By Michael Hernandez
WASHINGTON (AA) – A senior congressman announced Monday he is opening a probe into President Donald Trump's decision to suspend US contributions to the World Health Organization (WHO) amid the coronavirus pandemic.
Eliot Engel, chairman of the House Foreign Affairs Committee, announced the inquiry in a letter to Secretary of State Mike Pompeo, which called Trump's decision "counterproductive" and said it "puts lives at risk" as governments worldwide struggle to contain the virus' spread.

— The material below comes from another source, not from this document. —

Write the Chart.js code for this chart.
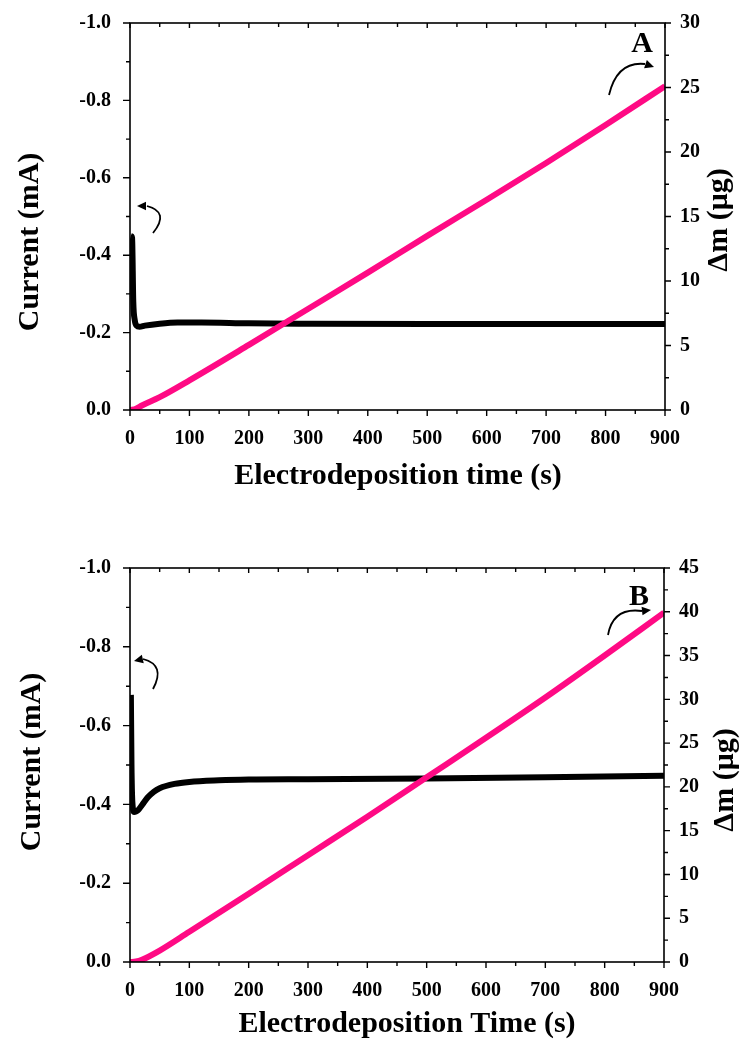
<!DOCTYPE html>
<html>
<head>
<meta charset="utf-8">
<script src="https://cdn.jsdelivr.net/npm/chart.js@4.4.0/dist/chart.umd.min.js"></script>
<style>
    html, body { margin: 0; padding: 0; background: #fff; }
    .panel { position: absolute; left: 0; width: 742px; height: 524px; }
    #wrapA { top: 0; }
    #wrapB { top: 524px; }
</style>
</head>
<body>
<div class="panel" id="wrapA"><canvas id="chartA" width="742" height="524"></canvas></div>
<div class="panel" id="wrapB"><canvas id="chartB" width="742" height="524"></canvas></div>
<script>
// Panel A data
const timeCurrentA = [1.5, 3.5, 5.5, 8, 11, 16, 25, 50, 80, 120, 200, 300, 500, 700, 900];
const currentA = [-0.45, -0.445, -0.28, -0.232, -0.218, -0.215, -0.218, -0.223, -0.226, -0.226, -0.224, -0.223, -0.222, -0.222, -0.222];
const timeMassA = [0, 10, 20, 50, 100, 200, 300, 400, 500, 600, 700, 800, 900];
const massA = [0, 0.1, 0.35, 1.0, 2.3, 5.05, 7.85, 10.65, 13.5, 16.3, 19.15, 22.1, 25.1];

// Panel B data
const timeCurrentB = [1.5, 2.5, 4, 7, 10, 14, 20, 30, 40, 50, 75, 100, 150, 200, 300, 500, 700, 900];
const currentB = [-0.678, -0.5, -0.405, -0.381, -0.382, -0.386, -0.398, -0.418, -0.432, -0.441, -0.452, -0.457, -0.461, -0.463, -0.464, -0.466, -0.469, -0.473];
const timeMassB = [0, 10, 20, 50, 100, 200, 300, 400, 500, 600, 700, 800, 900];
const massB = [0, 0.05, 0.25, 1.3, 3.45, 7.8, 12.2, 16.6, 21.1, 25.6, 30.2, 35.0, 39.9];

const PINK = '#ff0a84';
const FONT = "'Liberation Serif', 'Times New Roman', serif";

Chart.defaults.font.family = FONT;
Chart.defaults.font.weight = 'bold';
Chart.defaults.color = '#000';

function toPoints(xs, ys) {
    return xs.map((x, i) => ({ x: x, y: ys[i] }));
}

// Frame + tick marks (major from the scale, minor halfway between)
const framePlugin = {
    id: 'frame',
    afterDatasetsDraw(chart) {
        const { ctx, chartArea: a, scales } = chart;
        ctx.save();
        ctx.strokeStyle = '#000';
        ctx.lineWidth = 1.6;
        ctx.strokeRect(a.left, a.top, a.right - a.left, a.bottom - a.top);
        ctx.lineWidth = 1.4;
        ctx.beginPath();
        const each = (scale, fn) => {
            const t = scale.ticks.map(k => k.value);
            t.forEach((v, i) => {
                fn(scale.getPixelForValue(v), true);
                if (i < t.length - 1) fn(scale.getPixelForValue((v + t[i + 1]) / 2), false);
            });
        };
        each(scales.x, (px, major) => {
            ctx.moveTo(px, a.bottom); ctx.lineTo(px, a.bottom + (major ? 6 : 4));
            ctx.moveTo(px, a.top); ctx.lineTo(px, a.top + (major ? 5 : 4));
        });
        each(scales.y, (py, major) => {
            ctx.moveTo(a.left, py); ctx.lineTo(a.left - (major ? 7 : 4), py);
        });
        each(scales.y1, (py, major) => {
            ctx.moveTo(a.right, py); ctx.lineTo(a.right + (major ? 6 : 4), py);
        });
        ctx.stroke();
        ctx.restore();
    }
};

// Axis titles, panel letter and curved arrows
const notesPlugin = {
    id: 'notes',
    afterDraw(chart, args, o) {
        const ctx = chart.ctx;
        ctx.save();
        ctx.fillStyle = '#000';
        ctx.font = 'bold 30px ' + FONT;
        ctx.textAlign = 'center';
        ctx.textBaseline = 'middle';
        ctx.fillText(o.xTitle, o.xTitlePos[0], o.xTitlePos[1]);
        [[o.yTitle, o.yTitlePos], [o.y1Title, o.y1TitlePos]].forEach(([txt, p]) => {
            ctx.save();
            ctx.translate(p[0], p[1]);
            ctx.rotate(-Math.PI / 2);
            ctx.fillText(txt, 0, 0);
            ctx.restore();
        });
        ctx.fillText(o.letter, o.letterPos[0], o.letterPos[1]);

        ctx.strokeStyle = '#000';
        ctx.lineWidth = 1.8;
        o.arrows.forEach(ar => {
            const [s, c, e, tip] = ar;
            ctx.beginPath();
            ctx.moveTo(s[0], s[1]);
            ctx.quadraticCurveTo(c[0], c[1], e[0], e[1]);
            ctx.stroke();
            const ang = Math.atan2(tip[1] - e[1], tip[0] - e[0]);
            ctx.beginPath();
            ctx.moveTo(tip[0], tip[1]);
            ctx.lineTo(tip[0] - 10 * Math.cos(ang - 0.45), tip[1] - 10 * Math.sin(ang - 0.45));
            ctx.lineTo(tip[0] - 10 * Math.cos(ang + 0.45), tip[1] - 10 * Math.sin(ang + 0.45));
            ctx.closePath();
            ctx.fill();
        });
        ctx.restore();
    }
};

function makeChart(id, cfg) {
    const tickFont = { family: FONT, size: 20, weight: 'bold' };
    return new Chart(document.getElementById(id), {
        type: 'line',
        data: {
            datasets: [{
                label: 'mass',
                data: toPoints(cfg.timeMass, cfg.mass),
                yAxisID: 'y1',
                borderColor: PINK,
                borderWidth: 6,
                pointRadius: 0,
                cubicInterpolationMode: 'monotone'
            }, {
                label: 'current',
                data: toPoints(cfg.timeCurrent, cfg.current),
                yAxisID: 'y',
                borderColor: '#000',
                borderWidth: 6,
                pointRadius: 0,
                cubicInterpolationMode: 'monotone'
            }]
        },
        options: {
            responsive: false,
            animation: false,
            layout: { padding: { top: cfg.top, left: 0, right: 0, bottom: 0 } },
            plugins: { legend: { display: false }, tooltip: { enabled: false }, notes: cfg.notes },
            scales: {
                x: {
                    type: 'linear', min: 0, max: 900,
                    grid: { display: false }, border: { display: false },
                    ticks: { stepSize: 100, font: tickFont, padding: 9, maxRotation: 0 },
                    afterFit: s => { s.height = 524 - cfg.bottom; }
                },
                y: {
                    position: 'left', min: -1, max: 0, reverse: true,
                    grid: { display: false }, border: { display: false },
                    ticks: { stepSize: 0.2, font: tickFont, padding: 11, callback: v => v.toFixed(1) },
                    afterFit: s => { s.width = 130; }
                },
                y1: {
                    position: 'right', min: 0, max: cfg.massMax,
                    grid: { display: false }, border: { display: false },
                    ticks: { stepSize: 5, font: tickFont, padding: 7 },
                    afterFit: s => { s.width = 742 - cfg.right; }
                }
            }
        },
        plugins: [framePlugin, notesPlugin]
    });
}

makeChart('chartA', {
    timeCurrent: timeCurrentA, current: currentA,
    timeMass: timeMassA, mass: massA,
    massMax: 30, top: 17, bottom: 410, right: 665,
    notes: {
        xTitle: 'Electrodeposition time (s)', xTitlePos: [398, 476],
        yTitle: 'Current (mA)', yTitlePos: [30, 242],
        y1Title: 'Δm (μg)', y1TitlePos: [719, 220],
        letter: 'A', letterPos: [642, 44],
        arrows: [
            [[153, 233], [170, 212], [147, 206], [137, 206]],
            [[609, 95], [617, 61], [645, 64], [654, 67]]
        ]
    }
});

makeChart('chartB', {
    timeCurrent: timeCurrentB, current: currentB,
    timeMass: timeMassB, mass: massB,
    massMax: 45, top: 44, bottom: 438, right: 664,
    notes: {
        xTitle: 'Electrodeposition Time (s)', xTitlePos: [407, 500],
        yTitle: 'Current (mA)', yTitlePos: [32, 238],
        y1Title: 'Δm (μg)', y1TitlePos: [725, 256],
        letter: 'B', letterPos: [639, 73],
        arrows: [
            [[153, 165], [166, 141], [143, 135], [134, 137]],
            [[608, 111], [613, 83], [642, 87], [651, 86]]
        ]
    }
});
</script>
</body>
</html>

"Attacking the WHO, rather than the COVID-19 outbreak, will only worsen an already dire situation by undermining one of our key tools to fight the spreading disease," Engel wrote. "The Administration’s explanation for this decision is inadequate, and the Committee on Foreign Affairs is determined to understand the reasons behind this self-defeating withdrawal from global leadership."
Trump announced his decision to suspend payments to the UN's health body while his administration carries out a probe into its handling of the pandemic earlier this month, accusing the WHO of "severely mismanaging and covering up the spread of the coronavirus."
He previously accused the organization of being "China-centric," maintaining it had been the source of poor information for governments worldwide, particularly its opposition to countries closing their borders to China after the virus emerged there in December.
Engel acknowledged the WHO's response to the pandemic has not been without its flaws, but said "cutting the WHO’s funding while the world confronts the COVID-19 tragedy is not the answer."
"The WHO’s efforts to help slow the spread and flatten the curve have been invaluable. The Administration’s response, on the other hand, has been calamitous," he wrote to Pompeo.
Engel gave the State Department until May 4 to produce a wide array of documents related to Trump's decision.
In the over four months that have passed since the virus was first detected, nearly 3 million people worldwide have tested positive for COVID-19, the respiratory disease it causes, while over 207,000 have died, according to data from Johns Hopkins University.